Hello - I am asking for someone who is not part of this group.
She currently has Top Secret clearance. Recently, a investigator reached out her to meet and discuss security clearance but focusing on the financial.
She and her husband have incurred a lot of debts. Some are on collections. The reason for these delinquencies are the following:
During COVID, her husband had severe health anxieties. He went to doctors visits almost every week for about a year. Copays added up from hospital visits, multiple medical procedures, and surgery.
The Federal Accounting System had an error which decreased her net pay home for about 1000/month.
So they decided to enter into a Debt Management Program. They are thinking this will help them to pay ALL their debts within their budget even the ones that are with collection agencies.
She is scheduled to meet with the investigator. She will present all the data including the contract of Debt Management Plan and monthly budget plans.
Will this affect her Top Secret clearance?
I wonder if this interview was triggered by “continuous evaluation” after some kind of alert on the financials… although I did see a recent article which said financial info is just now being added to CE.
Also wondering if this kind of situation is reportable for all agencies-- I don’t think there is a one-size-fits-all policy, or when self-reporting would be required. It would seem that once a debt goes into collections that would be a red flag.
Not to say this can’t be successfully mitigated but I’m sure there will be a lot of questions requiring a lot of documentation.
Have her compile a complete family budget with basic inflow/outflow of cash and expenses and ring it to her interview. It will definitely show initiative, transparency, and effort towards fixing the issue.

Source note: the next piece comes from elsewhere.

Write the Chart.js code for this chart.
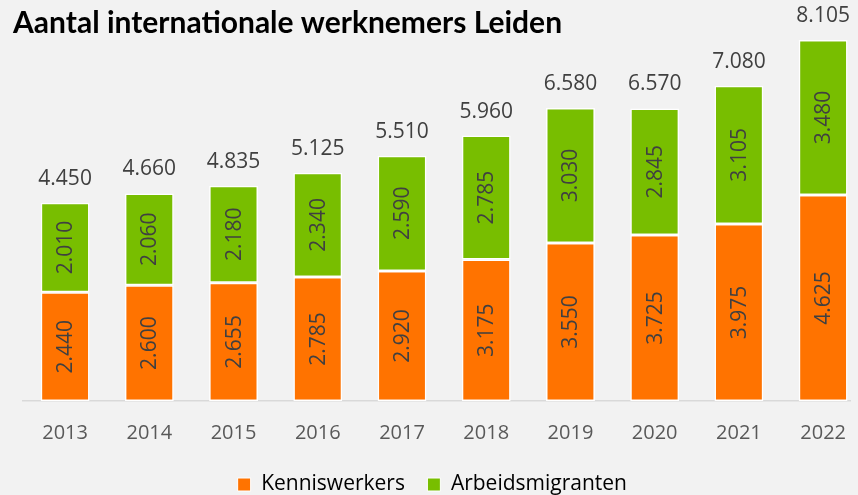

I read a while back that with continuous monitoring people would probably have more immediate problems with security clearances due to financial issues. In the past, if a problem arose after being granted a clearance, one had until their next periodic review to address it and then could provide evidence that the situation had been addressed/resolved and not a problem. However, with continuous monitoring there is no leeway in terms of getting things resolved before the next periodic review since such issues are discovered through the continuous monitoring process rather than only as a part of a periodic review process.
Does this mean that even though they working to pay debts via debt management program is not seen as an effort to resolve the issue?
I do not know. What I read was essentially speculation regarding a likely negative impact of continuous monitoring. I would imagine (hope) that your friend will be able to explain/demonstrate the proactive actions already taken and explain how the problem with debt is an anomaly (so to speak) and not have a problem.
I appreciate your input though. I will inform her. Have a good day.